Phase 5: Safe Recovery Loops
Objective
Make timeout and DLQ processing safe under races and multiple replicas.
Changes
crates/executor/src/timeout_monitor.rs
- Replace unconditional updates with conditional state transitions:
UPDATE execution SET ... WHERE id = $1 AND status = 'scheduled' ... RETURNING ...
- Only publish completion side effects when a row was actually updated
- Consider including
updated < cutoffin the same update statement
crates/executor/src/dead_letter_handler.rs
- Change failure transition to conditional update based on current state
- Do not overwrite executions that have already moved to
runningor terminal state - Only emit side effects when the row transition succeeded
crates/executor/src/service.rs
- It is acceptable for these loops to run on every replica once updates are conditional
- Optional future optimization: leader election for janitor loops to reduce duplicate scans and log noise
Success Criteria
- Timeout monitor cannot fail an execution that has already moved to
running - DLQ handler cannot overwrite newer state
- Running multiple timeout monitors produces no conflicting state transitions
Status
Implemented.
Completed:
- Timeout failure now uses a conditional transition that only succeeds when the execution is still
scheduledand still older than the timeout cutoff. - Timeout-driven completion side effects are only published when that guarded update succeeds.

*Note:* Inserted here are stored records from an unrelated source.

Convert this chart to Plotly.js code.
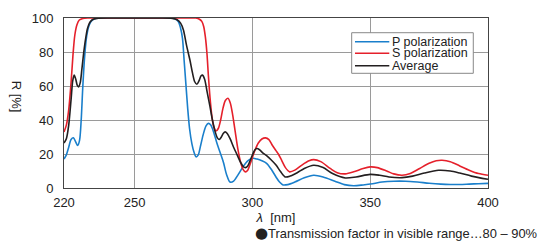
<!DOCTYPE html>
<html>
<head>
<meta charset="utf-8">
<script src="https://cdn.plot.ly/plotly-3.0.1.min.js"></script>
<style>html,body{margin:0;padding:0;background:#fff;}#chart{width:541px;height:244px;}</style>
</head>
<body>
<div id="chart"></div>
<script>
// P polarization
const pX = [220,221,222,223,224,225,225.8,226.6,227.3,228,228.8,229.6,230.5,231.5,233,235,240,250,260,265,267,268.5,269.5,270.3,271,271.7,272.5,273.3,274.3,275.2,276.1,277,278,279.2,280.3,281.3,282.3,283.5,285,286.5,287.7,289,290.5,292,294,296,298,300.2,302,304,306,308,310,311.5,313,315,318,322,326,330,335,339,343,347,351,355,360,365,370,375,380,384,388,392,396,400];
const pY = [17,19.5,24,28.5,29.5,27,25,28,40,60,78,89,95,98,99.5,100,100,100,100,100,99.5,98,94,88,75,62,47,35,26,21,18.3,19.5,25,32,36.5,38,37,33,26,20,15,8,3.5,4,8,12.5,16,17.5,17,16,14.5,11,6.5,3.5,1.8,2,3.5,6,7.5,6.5,4,2,1.3,1.8,2.5,3.5,4,4,3.5,2.8,2.3,2.1,2.1,2.3,2.5,2.7];
// S polarization
const sX = [220,221,222,223,223.8,224.6,225.5,226.5,228,230,250,270,276,277.5,278.5,279.3,280,280.7,281.3,282,282.8,283.6,284.5,285.5,286.5,287.5,288.5,289.6,290.6,291.6,292.7,293.8,295,296,297,298,299,300,301,302.5,304,305.5,307,308.5,310,311,312.5,314,315.8,318,321,324,326,329,333,336,339.4,343,347,350,353,357,360,363.5,367,371,375,378,380.5,384,388,392,396,400];
const sY = [33,37,46,62,78,90,96,98.8,99.7,100,100,100,100,99.3,98,95,89,79,66,53,42,36,33.5,35,40,47,51.5,52.8,50,43,33,23,15,11,9.5,10.5,14,18,22,26.5,28.8,29.5,28.5,25,22,20,16,12,9.5,10.5,13.5,16,16.7,15.5,11.5,9,8.3,9.5,11.5,12.4,12,10,8.3,7.5,8.5,11.5,14.5,16,16.3,15.5,13,10.5,8.5,7.5];
// Average
const aX = [220,221,222,223,223.7,224.3,225,225.6,226.2,226.9,227.6,228.4,229.2,230,231,232,234,240,260,266,268,269.5,270.7,272,273.5,274.5,275.5,276.4,277.3,278.2,278.8,279.7,280.7,282,283,284.2,285.1,285.9,286.8,287.6,288.4,289.3,290.5,292,293.5,295,296.2,297,298,299,300,301,301.9,303,304.5,306,308,310,312,313.9,316,319,322,326,330,334,339.4,344,350,354,358,363.5,368,373,379,384,388,393,400];
const aY = [26.5,29,37,52,63,66.4,64,60.5,59.5,62,70,80,88,94,97.5,99,99.8,100,100,99.8,99,97,93,84,75,68,62.5,61,63,66,66.4,64,57,47.7,40,33,29.5,28.5,30,32,33,32,29,24,19.5,15,12.5,12,13,16,19.5,22.3,23.2,22.5,20.5,19,16.5,13.5,9.5,6.5,7,9,11.5,13.4,12,8.5,5.9,6.5,8,7.5,6.5,6.1,7,8.8,10.4,10,8.8,7,5.1];
const seriesNames = ['P polarization','S polarization','Average'];
const seriesColors = ['#1a7fcb','#e5202b','#231f20'];
const xTicks = [220,250,300,350,400];
const yTicks = [0,20,40,60,80,100];

const font = "Liberation Sans, Arial, sans-serif";
const mk = (x,y,i)=>({x:x,y:y,name:seriesNames[i],type:'scatter',mode:'lines',
  line:{color:seriesColors[i],width:1.6,shape:'spline',smoothing:0.8},hoverinfo:'skip'});
const data = [mk(pX,pY,0), mk(sX,sY,1), mk(aX,aY,2)];

// compact legend drawn with shapes + text (paper coordinates)
const legRows = [0.8606,0.7924,0.7194];
const shapes = [{type:'rect',xref:'paper',yref:'paper',x0:0.6785,x1:0.9653,y0:0.6747,y1:0.9135,
  line:{color:'#888',width:1},fillcolor:'#fff',layer:'above'}];
const annotations = [];
seriesNames.forEach((n,i)=>{
  shapes.push({type:'line',xref:'paper',yref:'paper',x0:0.6863,x1:0.7672,y0:legRows[i],y1:legRows[i],
    line:{color:seriesColors[i],width:1.6},layer:'above'});
  annotations.push({xref:'paper',yref:'paper',x:0.7752,y:legRows[i],xanchor:'left',yanchor:'middle',
    showarrow:false,text:n,borderpad:0,font:{family:font,size:12.5,color:'#222'},xshift:-2});
});
annotations.push({xref:'paper',yref:'paper',x:1.118,y:-0.262,xanchor:'right',yanchor:'middle',showarrow:false,borderpad:0,
  text:'<span style="font-family:DejaVu Sans;font-size:15px">●</span>Transmission factor in visible range…80 – 90%',font:{family:font,size:12.9,color:'#222'}});
annotations.push({xref:'paper',yref:'paper',x:-0.11,y:0.535,xanchor:'center',yanchor:'middle',showarrow:false,
  textangle:90,text:'R [%]',font:{family:font,size:13,color:'#222'}});

const layout = {
  width:541,height:244,
  margin:{l:64,r:53,t:18,b:56},
  paper_bgcolor:'#fff',plot_bgcolor:'#fff',
  font:{family:font,size:13,color:'#222'},
  showlegend:false,
  xaxis:{range:[220,400],tickvals:xTicks,ticktext:xTicks.map(String),showgrid:true,gridcolor:'#9a9a9a',gridwidth:1,
    zeroline:false,showline:true,mirror:true,linecolor:'#444',linewidth:1,ticks:'',ticklen:0,ticklabelstandoff:2,
    tickfont:{family:font,size:13,color:'#222'},
    title:{text:'<i>λ</i>  [nm]',font:{family:font,size:13,color:'#222'},standoff:3}},
  yaxis:{range:[0,100],tickvals:yTicks,showgrid:true,gridcolor:'#9a9a9a',gridwidth:1,
    zeroline:false,showline:true,mirror:true,linecolor:'#444',linewidth:1,ticks:'',ticklen:0,ticklabelstandoff:7,
    tickfont:{family:font,size:13,color:'#222'}},
  shapes:shapes,
  annotations:annotations
};
Plotly.newPlot('chart',data,layout,{staticPlot:true,displayModeBar:false});
</script>
</body>
</html>
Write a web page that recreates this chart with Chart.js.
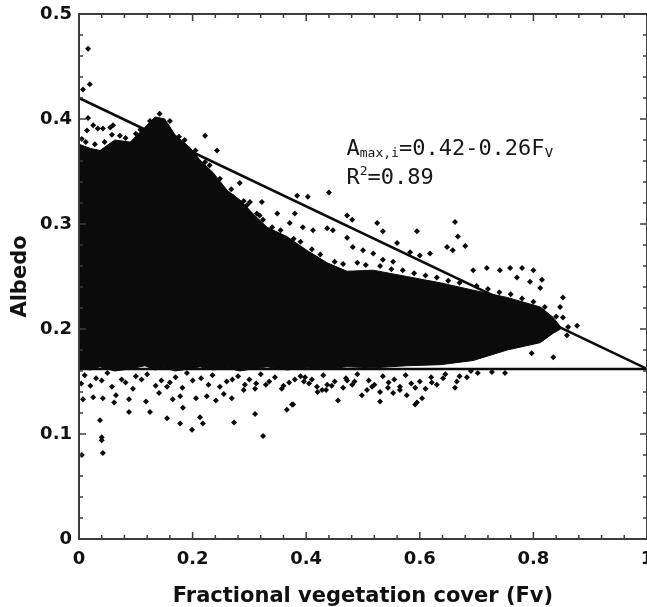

- DLQ handling now treats messages as stale unless the execution is still exactly
scheduled. - DLQ failure transitions now use conditional status updates and no longer overwrite newer
runningor terminal state.
Testing Plan
Add focused HA tests after the repository and scheduler primitives are in place.
Repository tests
- Compare-and-swap execution claim succeeds exactly once
- Conditional timeout/DLQ transition updates exactly one row or zero rows as expected
- Workflow uniqueness constraint prevents duplicate workflow state rows
Executor integration tests
- Two scheduler instances processing the same
execution.requestedmessage only dispatch once - Completion consumed by a different executor replica still advances the shared queue
- Duplicate workflow child completion does not create duplicate successor tasks
- Duplicate
event.createdandenforcement.createdmessages do not create duplicate downstream records
Failure-injection tests
- Executor crashes after claiming but before publish
- Executor crashes after slot release but before republish
- Duplicate
execution.completeddelivery after successful workflow advancement
Recommended Execution Order for Next Session
- Add more HA-focused integration tests for duplicate delivery, cross-replica completion, and recovery rollback paths
- Add failure-injection tests for crash/replay scenarios around
schedulingreclaim, workflow advancement, and post-commit publish paths - Validate the new migrations and DB-backed FIFO behavior end-to-end against a real Postgres/Timescale environment
- Consider a small follow-up cleanup pass to reduce or remove the in-memory fallback code in
ExecutionQueueManageronce the DB path is fully baked
Expected Outcome
After this plan is implemented, the executor should be able to scale horizontally without relying on singleton behavior. Multiple executor replicas should be able to process work concurrently while preserving:
- exactly-once scheduling semantics at the execution state level
- shared concurrency limits and FIFO behavior
- correct workflow orchestration
- safe replay handling
- safe recovery behavior during failures and redelivery
At the current state, the core executor HA phases are implemented. The remaining work is confidence-building: failure-injection coverage, multi-replica integration testing, and end-to-end migration validation in a live database environment.